Monday, July 22, 2013


This post may be long overdue, but it’s about time I came back to blogging with a bang – and what foodie event does that better than dining with live animals. ZooFari, an event at the National Zoo in Washington D.C. invites local restaurants to offer samples of their best dishes to local businesses owners, distributors, journalists, food bloggers and general food fanatics. With such a tough crowd, you can imagine the foods these restaurants have to offer. It’s all their best items ready to be shoved into the mouths of hungry animals (human, that is). Prime rib? Yes. Oysters? Yes. More than one hundred of the area's finest restaurants, including Graffiato, Citronelle, Masa 14 and Zengo, to name a few. It was a feast guests are meant to remember for a long time.

Despite leaving stuffed and with a list of new places to try, there were a few things I learned at ZooFari I’ll use again at similar foodie festivals. These strategic tactics may be hard to follow as a first-timer, but once you read them you’ll understand why they’re so important to getting the most out of your foodie opportunity:

#1) Don’t wait in line: If your festival is anything like ZooFari there will be hundreds of booths to try, so don’t get stuck waiting the whole night in line for chips and guacamole just because it’s closest to the entrance. Keep going and you’ll find loads of other offers with no line.
#2) Avoid anything with too much bread (i.e. pizza, pita, buns): These will do nothing for your taste buds and serve only to fill you up faster than you say, “oven roasted grouper in a hot tamale sauce.”
#3) Sacrifice the mainstream fast food: Bertucci's may be delicious, but you can order that anytime you want. Treat yourself to the most exotic, rare foods that you don’t always get to try!
Now, I’m off to research upcoming foodie events. 

Anyone have any tips on getting the most out of a foodie festival?

Wednesday, April 24, 2013

Panas Empanadas

After missing the Dupont Circle Farmers Market by just a few minutes (they close at 1pm!), John and I were disappointed and hungry. We had literally stepped into the market only a few feet behind the girl who rings the cowbell to let everyone know the stalls are closing.
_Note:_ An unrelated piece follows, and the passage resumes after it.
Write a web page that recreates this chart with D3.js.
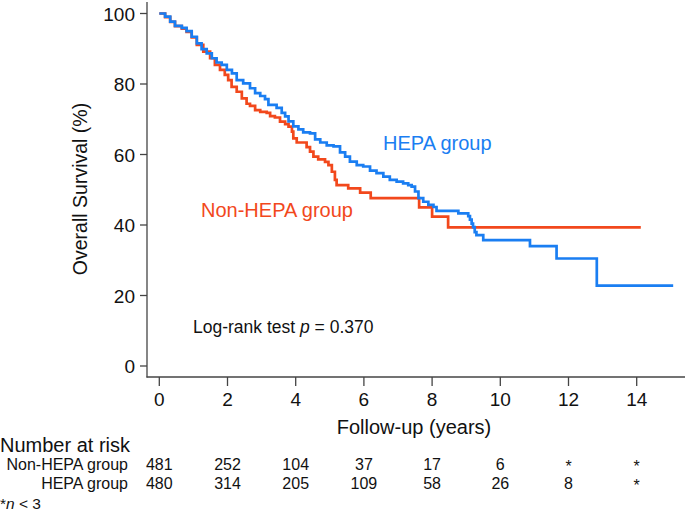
<!DOCTYPE html>
<html>
<head>
<meta charset="utf-8">
<script src="https://cdn.jsdelivr.net/npm/d3@7"></script>
<style>
  body { margin: 0; background: #fff; }
  text { font-family: "Liberation Sans", Arial, sans-serif; fill: #111; }
</style>
</head>
<body>
<script>
var width = 685;
var height = 513;

// HEPA group: time (years) of each step and survival (%) after it
var hepaTime = [0, 0.17, 0.32, 0.46, 0.66, 0.8, 0.95, 1.1, 1.24, 1.39, 1.54, 1.68, 1.83, 1.98,
  2.13, 2.27, 2.46, 2.66, 2.81, 2.96, 3.1, 3.2, 3.44, 3.59, 3.69, 3.79, 3.93, 4.08, 4.22,
  4.42, 4.57, 4.72, 4.91, 5.11, 5.3, 5.45, 5.59, 5.79, 5.98, 6.18, 6.37, 6.57, 6.76, 6.96,
  7.15, 7.3, 7.4, 7.5, 7.6, 7.74, 7.89, 8.04, 8.13, 8.77, 9.06, 9.11, 9.16, 9.2, 9.25, 9.3,
  9.5, 10.87, 11.65, 12.83, 15.07];
var hepaSurv = [100, 99.1, 97.7, 96.5, 95.9, 95.0, 93.4, 91.5, 89.9, 88.7, 87.3, 86.1, 85.4, 84.0,
  83.0, 81.1, 80.2, 78.8, 77.4, 76.6, 75.7, 74.1, 73.2, 71.8, 70.8, 69.4, 68.0, 67.1, 66.3,
  66.0, 64.3, 63.4, 62.6, 62.3, 60.6, 59.4, 58.0, 57.0, 56.6, 55.4, 54.7, 53.7, 52.8, 52.3,
  51.8, 51.3, 50.9, 49.5, 47.6, 46.6, 45.7, 45.1, 44.0, 43.3, 42.5, 41.5, 40.4, 39.4, 38.0, 37.1,
  35.7, 34.0, 30.5, 22.8, 22.8];

// Non-HEPA group
var nonTime = [0, 0.17, 0.32, 0.46, 0.66, 0.8, 0.95, 1.1, 1.29, 1.49, 1.63, 1.78, 1.92, 2.02,
  2.12, 2.27, 2.42, 2.56, 2.66, 2.81, 2.96, 3.15, 3.25, 3.39, 3.54, 3.69, 3.79, 3.89, 3.93,
  4.03, 4.32, 4.42, 4.52, 4.66, 4.86, 4.96, 5.06, 5.15, 5.2, 5.54, 5.89, 6.2, 7.62, 8.0,
  8.47, 14.12];
var nonSurv = [100, 99.0, 97.6, 96.4, 95.7, 94.8, 93.2, 91.1, 89.2, 87.3, 85.4, 84.0, 82.6, 81.1,
  79.2, 77.8, 75.9, 74.4, 73.8, 72.6, 72.1, 71.8, 70.9, 70.5, 69.3, 68.6, 67.9, 66.5, 64.6,
  63.4, 62.1, 60.8, 59.4, 58.6, 57.9, 57.0, 55.1, 52.8, 51.3, 50.4, 49.2, 47.6, 45.0, 42.4,
  39.3, 39.3];

var xTicks = [0, 2, 4, 6, 8, 10, 12, 14];
var yTicks = [0, 20, 40, 60, 80, 100];

// number at risk table
var riskTimes = [0, 2, 4, 6, 8, 10, 12, 14];
var riskNon = ["481", "252", "104", "37", "17", "6", "*", "*"];
var riskHepa = ["480", "314", "205", "109", "58", "26", "8", "*"];

var blue = "#1a7ef2";
var red = "#f2481c";

var x = d3.scaleLinear().domain([0, 14]).range([159.3, 636.7]);
var y = d3.scaleLinear().domain([0, 100]).range([366, 13.5]);

var svg = d3.select("body").append("svg")
    .attr("width", width)
    .attr("height", height);

// axes
svg.append("line")
  .attr("x1", 147).attr("x2", 147).attr("y1", 2).attr("y2", 377.5)
  .attr("stroke", "#444").attr("stroke-width", 1.3);
svg.append("line")
  .attr("x1", 146.5).attr("x2", width).attr("y1", 377).attr("y2", 377)
  .attr("stroke", "#444").attr("stroke-width", 1.3);

svg.selectAll(".ytick")
  .data(yTicks)
  .enter()
  .append("line")
  .attr("class", "ytick")
  .attr("x1", 140).attr("x2", 147)
  .attr("y1", function(d) { return y(d); })
  .attr("y2", function(d) { return y(d); })
  .attr("stroke", "#444").attr("stroke-width", 1.3);
svg.selectAll(".ylab")
  .data(yTicks)
  .enter()
  .append("text")
  .attr("class", "ylab")
  .attr("x", 135)
  .attr("y", function(d) { return y(d) + 7; })
  .attr("text-anchor", "end")
  .style("font-size", "19px")
  .text(function(d) { return d; });

svg.selectAll(".xtick")
  .data(xTicks)
  .enter()
  .append("line")
  .attr("class", "xtick")
  .attr("x1", function(d) { return x(d); })
  .attr("x2", function(d) { return x(d); })
  .attr("y1", 377).attr("y2", 386)
  .attr("stroke", "#444").attr("stroke-width", 1.3);
svg.selectAll(".xlab")
  .data(xTicks)
  .enter()
  .append("text")
  .attr("class", "xlab")
  .attr("x", function(d) { return x(d); })
  .attr("y", 406)
  .attr("text-anchor", "middle")
  .style("font-size", "19px")
  .text(function(d) { return d; });

svg.append("text")
  .attr("x", 414).attr("y", 434)
  .attr("text-anchor", "middle")
  .style("font-size", "20px")
  .text("Follow-up (years)");

svg.append("text")
  .attr("transform", "translate(87,189) rotate(-90)")
  .attr("text-anchor", "middle")
  .style("font-size", "19.5px")
  .text("Overall Survival (%)");

// survival curves
var line = d3.line()
  .x(function(d) { return x(d[0]); })
  .y(function(d) { return y(d[1]); })
  .curve(d3.curveStepAfter);

var hepaPts = hepaTime.map(function(t, i) { return [t, hepaSurv[i]]; });
var nonPts = nonTime.map(function(t, i) { return [t, nonSurv[i]]; });

svg.append("path")
  .attr("d", line(nonPts))
  .attr("fill", "none")
  .attr("stroke", red)
  .attr("stroke-width", 2.7);
svg.append("path")
  .attr("d", line(hepaPts))
  .attr("fill", "none")
  .attr("stroke", blue)
  .attr("stroke-width", 2.7);

svg.append("text")
  .attr("x", 383).attr("y", 150)
  .style("font-size", "20px")
  .style("fill", blue)
  .text("HEPA group");
svg.append("text")
  .attr("x", 201).attr("y", 217)
  .style("font-size", "20px")
  .style("fill", red)
  .text("Non-HEPA group");

var lr = svg.append("text")
  .attr("x", 193).attr("y", 333)
  .style("font-size", "17.5px");
lr.append("tspan").text("Log-rank test ");
lr.append("tspan").style("font-style", "italic").text("p");
lr.append("tspan").text(" = 0.370");

// number at risk
svg.append("text")
  .attr("x", 0).attr("y", 452)
  .style("font-size", "20px")
  .text("Number at risk");
svg.append("text")
  .attr("x", 128).attr("y", 470)
  .attr("text-anchor", "end")
  .style("font-size", "16px")
  .text("Non-HEPA group");
svg.append("text")
  .attr("x", 128).attr("y", 489)
  .attr("text-anchor", "end")
  .style("font-size", "16px")
  .text("HEPA group");

svg.selectAll(".rnon")
  .data(riskNon)
  .enter()
  .append("text")
  .attr("class", "rnon")
  .attr("x", function(d, i) { return x(riskTimes[i]); })
  .attr("y", function(d) { return d === "*" ? 472 : 470; })
  .attr("text-anchor", "middle")
  .style("font-size", "16px")
  .text(function(d) { return d; });
svg.selectAll(".rhepa")
  .data(riskHepa)
  .enter()
  .append("text")
  .attr("class", "rhepa")
  .attr("x", function(d, i) { return x(riskTimes[i]); })
  .attr("y", function(d) { return d === "*" ? 491 : 489; })
  .attr("text-anchor", "middle")
  .style("font-size", "16px")
  .text(function(d) { return d; });

var note = svg.append("text")
  .attr("x", 0).attr("y", 509)
  .style("font-size", "15.5px");
note.append("tspan").text("*");
note.append("tspan").style("font-style", "italic").text("n");
note.append("tspan").text(" < 3");
</script>
</body>
</html>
Leaving with both empty stomachs and empty grocery bags, we walked down P street in search of an afternoon snack. But just by chance we stumbled upon a delicious lunch at Panas Gourmet Empanadas.

This quick-eats restaurant is so cute with its modern decor and made-to-order empanadas, that we couldn't resist sharing a combo with plantain chips. Each empanada that they serve is a unique twist on a classic Argentine staple and is about the size of the palm of your hand. There are a number of interesting combinations to choose from and a ton I didn't ever expect to be on this kind of menu: eggplant, onions, red peppers and mozzarella; chipotle steak and onions; shrimp, coconut and cilantro.

One thing that impressed me most about Panas was how they identify what's inside each empanada before you even take a bite. Since people tend to order a handful at a time, and since they all look the same on the outside, each corner is stamped with letters indicating what's inside. So for example, the Carne empanada is marked with the letters CA so everyone knows it has beef, green olives, Spanish peppers, hard boiled egg, onions and parsley inside (they give you a key, so people like me don't have to stress about which letters mean what kind... I liked that).

I really thought the restaurant had a unique idea with their modern decor, tasty combinations and useful stamping technique. If you're ever in the neighborhood I would definitely recommend stopping by. You're bound to find a new kind of empanada that you'll come back for again and again.

Monday, February 4, 2013

Crepes in the City

While exploring the U street neighborhood, I found this small restaurant called Point Chaud Cafe at 14th and S. What really lures you inside are the crepes cooking in the window for everyone on the sidewalk to see.

Inside the restaurant, it's both cozy and modern, yet still has a neighborhood feel. You order at the counter and minutes later they're brought to your table. The menu lists a great selection of savory and sweet crepes, which come inside a whole wheat or regular pancake, but you can also customize your own.

To give you a taste of what they serve, I had the, "DC Brunch Special" which was turkey, cheese, eggs, mushrooms, avocado and tomatoes. It was delicious. Their sweet crepes are amazing as well -- how does a Chocolate, Blueberry, Blackberry, Strawberry & Raspberry crepe topped with whipped cream sound to you?

As if that wasn't enticing enough, the prices are great too. A cheese crepe with Swiss, Cheddar, Monterrey Jack, Ricotta or Feta is only $4.50! Their coffee is also the cheapest around at $2.00 (it's the Italian brand, Illy, which they advertise on the door of the cafe).

I seriously recommend this place if you're looking for a different, delicious kind of brunch in the city. Stop peering inside, and go check it out!